Les écrits officiels et les grands manuels
Parmi les textes « normatifs » les plus importants :
- Les Constitutions de James Anderson (1723), rééditées et modifiées à plusieurs reprises.
- Le Pocket Companion (dès 1735), manuel souvent utilisé en loge.
- Les Illustrations of Masonry de William Preston (1772),
- et The Spirit of Masonry de William Hutchinson (1775).
Ces ouvrages ont contribué à définir :
- l’éthique maçonnique,
- le rôle de l’initiation,
- la structure des loges.
Dictionnaires et encyclopédies maçonniques
Au XIXᵉ siècle, l’effort se déplace vers la synthèse documentaire.
Parmi les références essentielles :
| Auteur | Titre | Dates | Importance |
|---|---|---|---|
| C. Lenning | Encyclopedia of Freemasonry | 1822–1828 | Première grande somme encyclopédique |
| A.G. Mackey | An Encyclopaedia of Freemasonry | 1874 | Référence anglo-saxonne encore citée |
Ces encyclopédies rassemblent textes rituels, extraits historiques, définitions symboliques et biographies.
La recherche moderne : rigueur historique et comparaison
À la fin du XIXᵉ siècle, l’étude de la franc-maçonnerie se développe selon des méthodes critiques et historiographiques.
- Quatuor Coronati Lodge No. 2076 (Londres, 1884) publie des travaux de référence.
- En Allemagne, la loge de recherche Frederik (1863) puis Quatuor Coronati Bayreuth (1951) poursuivent ces recherches.
- En Suisse, le groupe de recherche Alpina est fondé en 1985.

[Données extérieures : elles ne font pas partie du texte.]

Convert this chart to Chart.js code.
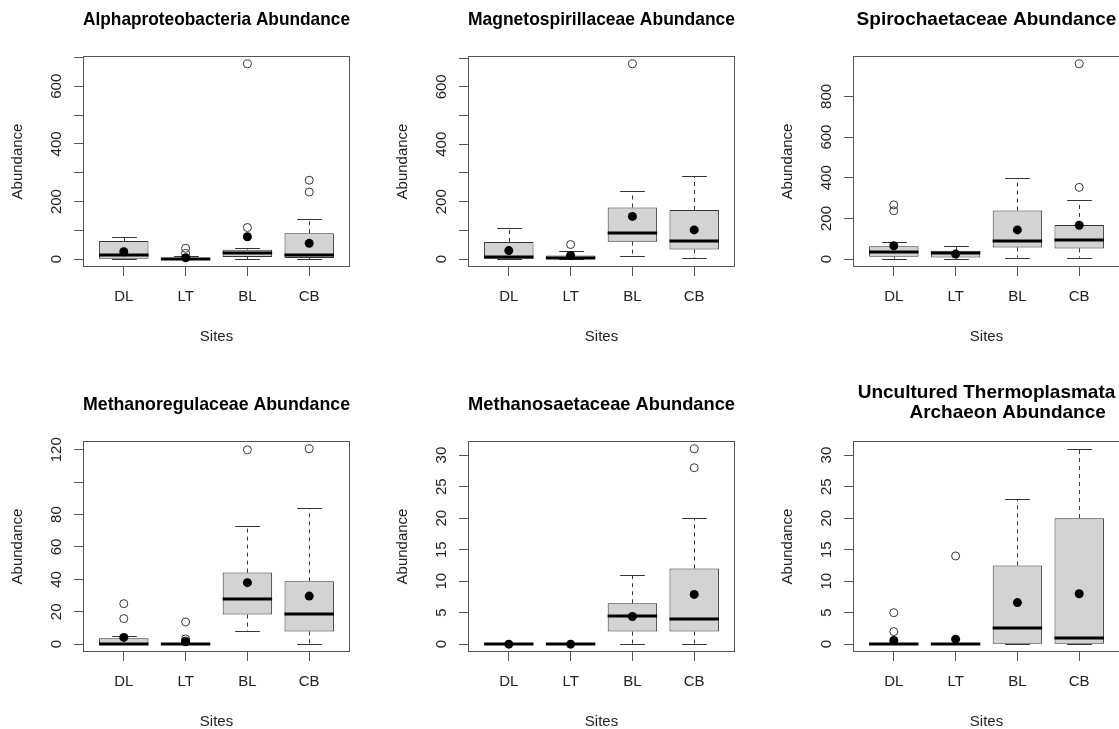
<!DOCTYPE html>
<html>
<head>
  <meta charset="utf-8">
  <title>Abundance by Site</title>
  <script src="https://cdn.jsdelivr.net/npm/chart.js"></script>
  <style>
    body {
      margin: 0;
      width: 1119px;
      height: 729px;
      overflow: hidden;
      background: #fff;
    }
    /* one R-style figure region per panel */
    .panel {
      position: absolute;
      width: 385px;
      height: 385px;
    }
  </style>
</head>
<body>
  <div class="panel" style="left:0;top:0"><canvas id="c0" width="385" height="385"></canvas></div>
  <div class="panel" style="left:385px;top:0"><canvas id="c1" width="385" height="385"></canvas></div>
  <div class="panel" style="left:770px;top:0"><canvas id="c2" width="385" height="385"></canvas></div>
  <div class="panel" style="left:0;top:385px"><canvas id="c3" width="385" height="385"></canvas></div>
  <div class="panel" style="left:385px;top:385px"><canvas id="c4" width="385" height="385"></canvas></div>
  <div class="panel" style="left:770px;top:385px"><canvas id="c5" width="385" height="385"></canvas></div>

  <script>
    const sites = ['DL', 'LT', 'BL', 'CB'];

    // box stats per site: [lower whisker, Q1, median, Q3, upper whisker]
    const alphaStats = [[0, 0, 16, 63, 77], [0, 0, 2, 5, 10], [0, 8, 22, 33, 38], [0, 4, 16, 90, 139]];
    const alphaMeans = [26, 5, 78, 55];
    const alphaOutliers = [[], [20, 38], [110, 678], [233, 274]];

    const magnetoStats = [[0, 0, 7, 60, 109], [0, 0, 5, 13, 28], [11, 61, 92, 180, 236], [3, 34, 63, 171, 288]];
    const magnetoMeans = [30, 13, 149, 102];
    const magnetoOutliers = [[], [51], [680], []];

    const spiroStats = [[3, 12, 33, 64, 83], [0, 8, 28, 41, 63], [8, 58, 89, 239, 399], [7, 53, 94, 168, 290]];
    const spiroMeans = [66, 25, 144, 167];
    const spiroOutliers = [[238, 267], [], [], [353, 960]];

    const methregStats = [[0, 0, 0, 3.7, 4.8], [0, 0, 0, 0.6, 1], [7.9, 18.3, 28, 44.2, 72.7], [0, 7.9, 18.9, 38.8, 83.9]];
    const methregMeans = [4.2, 1.5, 38, 29.7];
    const methregOutliers = [[15.8, 25], [2, 3.3, 13.7], [120], [120.6]];

    const methsaetStats = [[0, 0, 0, 0, 0], [0, 0, 0, 0, 0], [0, 2, 4.5, 6.5, 11], [0, 2, 4, 12, 20]];
    const methsaetMeans = [0, 0, 4.4, 7.9];
    const methsaetOutliers = [[], [], [], [28, 31]];

    const thermoStats = [[0, 0, 0, 0, 0], [0, 0, 0, 0, 0], [0, 0, 2.5, 12.5, 23], [0, 0, 1, 20, 31]];
    const thermoMeans = [0.6, 0.8, 6.6, 8];
    const thermoOutliers = [[2, 5], [14], [], []];

    // y tick values and their labels (R drops labels that would collide)
    const ticks700 = [0, 100, 200, 300, 400, 500, 600, 700];
    const ticks700Labels = ['0', '', '200', '', '400', '', '600', ''];
    const ticks800 = [0, 200, 400, 600, 800];
    const ticks800Labels = ['0', '200', '400', '600', '800'];
    const ticks120 = [0, 20, 40, 60, 80, 100, 120];
    const ticks120Labels = ['0', '20', '40', '60', '80', '', '120'];
    const ticks30 = [0, 5, 10, 15, 20, 25, 30];
    const ticks30Labels = ['0', '5', '10', '15', '20', '25', '30'];

    const panels = [
      { title: 'Alphaproteobacteria Abundance', stats: alphaStats, means: alphaMeans, outliers: alphaOutliers, ticks: ticks700, labels: ticks700Labels },
      { title: 'Magnetospirillaceae Abundance', stats: magnetoStats, means: magnetoMeans, outliers: magnetoOutliers, ticks: ticks700, labels: ticks700Labels },
      { title: 'Spirochaetaceae Abundance', stats: spiroStats, means: spiroMeans, outliers: spiroOutliers, ticks: ticks800, labels: ticks800Labels },
      { title: 'Methanoregulaceae Abundance', stats: methregStats, means: methregMeans, outliers: methregOutliers, ticks: ticks120, labels: ticks120Labels },
      { title: 'Methanosaetaceae Abundance', stats: methsaetStats, means: methsaetMeans, outliers: methsaetOutliers, ticks: ticks30, labels: ticks30Labels },
      { title: ['Uncultured Thermoplasmata', '        Archaeon Abundance'], stats: thermoStats, means: thermoMeans, outliers: thermoOutliers, ticks: ticks30, labels: ticks30Labels }
    ];

    const FONT = "'Liberation Sans', Arial, sans-serif";
    const BOX_HALF = 0.4;     // boxwex 0.8
    const STAPLE_HALF = 0.2;  // staplewex 0.5

    // R pads the data range by 4% on each side
    function yRange(p) {
      const vals = p.stats.flat().concat(p.outliers.flat(), p.means);
      const lo = Math.min(...vals), hi = Math.max(...vals);
      const pad = (hi - lo) * 0.04;
      return [lo - pad, hi + pad];
    }

    // whiskers, staples, medians and the plot frame, placed through the chart scales
    function boxPlugin(p) {
      return {
        id: 'boxExtras',
        beforeDatasetsDraw(chart) {
          const { ctx, scales: { x, y } } = chart;
          const sw = x.getPixelForValue(1 + STAPLE_HALF) - x.getPixelForValue(1);
          ctx.save();
          ctx.strokeStyle = '#333';
          ctx.lineWidth = 1;
          p.stats.forEach((s, i) => {
            const px = Math.round(x.getPixelForValue(i + 1)) + 0.5;
            ctx.setLineDash([4, 4]);
            ctx.beginPath();
            ctx.moveTo(px, y.getPixelForValue(s[3]));
            ctx.lineTo(px, y.getPixelForValue(s[4]));
            ctx.moveTo(px, y.getPixelForValue(s[1]));
            ctx.lineTo(px, y.getPixelForValue(s[0]));
            ctx.stroke();
            ctx.setLineDash([]);
            ctx.beginPath();
            [s[0], s[4]].forEach(v => {
              const py = Math.round(y.getPixelForValue(v)) + 0.5;
              ctx.moveTo(px - sw, py);
              ctx.lineTo(px + sw, py);
            });
            ctx.stroke();
          });
          ctx.restore();
        },
        afterDatasetDraw(chart, args) {
          if (args.meta.type !== 'bar') return;
          const { ctx, scales: { x, y } } = chart;
          ctx.save();
          ctx.strokeStyle = '#000';
          ctx.lineWidth = 3;
          ctx.beginPath();
          p.stats.forEach((s, i) => {
            const py = Math.round(y.getPixelForValue(s[2]));
            ctx.moveTo(x.getPixelForValue(i + 1 - BOX_HALF), py);
            ctx.lineTo(x.getPixelForValue(i + 1 + BOX_HALF), py);
          });
          ctx.stroke();
          ctx.restore();
        },
        afterDraw(chart) {
          const { ctx, chartArea: a } = chart;
          ctx.save();
          ctx.strokeStyle = '#555';
          ctx.lineWidth = 1;
          ctx.strokeRect(Math.round(a.left) + 0.5, Math.round(a.top) + 0.5,
            Math.round(a.right - a.left) - 1, Math.round(a.bottom - a.top) - 1);
          ctx.restore();
        }
      };
    }

    panels.forEach((p, n) => {
      const [ymin, ymax] = yRange(p);
      const twoLine = Array.isArray(p.title);
      const widest = Math.max(...p.labels.map(l => l.length)) * 8.34;

      new Chart(document.getElementById('c' + n), {
        type: 'bar',
        data: {
          datasets: [
            {
              type: 'scatter',
              order: 0,
              data: p.means.map((m, i) => ({ x: i + 1, y: m })),
              pointRadius: 4.5,
              pointBackgroundColor: '#000',
              pointBorderWidth: 0
            },
            {
              type: 'scatter',
              order: 1,
              data: p.outliers.flatMap((o, i) => o.map(v => ({ x: i + 1, y: v }))),
              pointRadius: 4,
              pointBackgroundColor: 'rgba(0,0,0,0)',
              pointBorderColor: '#333',
              pointBorderWidth: 1
            },
            {
              type: 'bar',
              order: 2,
              data: p.stats.map((s, i) => ({ x: i + 1, y: [s[1], s[3]] })),
              backgroundColor: '#d3d3d3',
              borderColor: '#333',
              borderWidth: 1,
              borderSkipped: false,
              categoryPercentage: 1,
              barPercentage: 0.8
            }
          ]
        },
        options: {
          responsive: false,
          animation: false,
          events: [],
          layout: { padding: { left: 0, right: 35, top: 0, bottom: 0 } },
          plugins: {
            legend: { display: false },
            tooltip: { enabled: false },
            title: {
              display: true,
              text: p.title,
              fullSize: false,
              color: '#000',
              font: { family: FONT, size: 19, weight: 'bold', lineHeight: '20px' },
              padding: twoLine ? { top: -2, bottom: 18 } : { top: 10, bottom: 26 }
            }
          },
          scales: {
            x: {
              type: 'linear',
              min: 0.34,
              max: 4.66,
              offset: false,
              afterBuildTicks: s => { s.ticks = [1, 2, 3, 4].map(v => ({ value: v })); },
              afterFit: s => { s.height = 118; },
              ticks: {
                callback: v => sites[v - 1],
                autoSkip: false,
                maxRotation: 0,
                padding: 12,
                color: '#222',
                font: { family: FONT, size: 15 }
              },
              grid: { display: true, offset: false, drawOnChartArea: false, drawTicks: true, tickLength: 9, color: '#555' },
              border: { display: false },
              title: {
                display: true,
                text: 'Sites',
                color: '#222',
                font: { family: FONT, size: 15 },
                padding: { top: 0, bottom: 39 }
              }
            },
            y: {
              type: 'linear',
              min: ymin,
              max: ymax,
              afterBuildTicks: s => { s.ticks = p.ticks.map(v => ({ value: v })); },
              afterFit: s => { s.width = 83; },
              ticks: {
                callback: (v, i) => p.labels[i],
                autoSkip: false,
                minRotation: 90,
                maxRotation: 90,
                crossAlign: 'center',
                padding: 17 - widest / 2,
                color: '#222',
                font: { family: FONT, size: 15 }
              },
              grid: { display: true, drawOnChartArea: false, drawTicks: true, tickLength: 9, color: '#555' },
              border: { display: false },
              title: {
                display: true,
                text: 'Abundance',
                color: '#222',
                font: { family: FONT, size: 15 },
                padding: { top: 9, bottom: 0 }
              }
            }
          }
        },
        plugins: [boxPlugin(p)]
      });
    });
  </script>
</body>
</html>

- En France, Alain Bernheim joue un rôle majeur dans la démystification historique.
Plus récemment :
- Manuel de la franc-maçonnerie (2014),
- Les racines de la franc-maçonnerie (2016),
coordonnés par Jan A.M. Snoek, offrent une excellente synthèse contemporaine.
Conclusion
L’histoire de la franc-maçonnerie repose sur un ensemble de sources multiples, allant des statuts corporatifs médiévaux aux recherches universitaires actuelles.
Cet héritage montre que la franc-maçonnerie est une tradition continue, faite de transmission, adaptation et interprétation vivante.
Elle n’est pas un mystère fermé, mais une construction progressive, patiente, documentée — comme un Temple toujours en cours d’édification.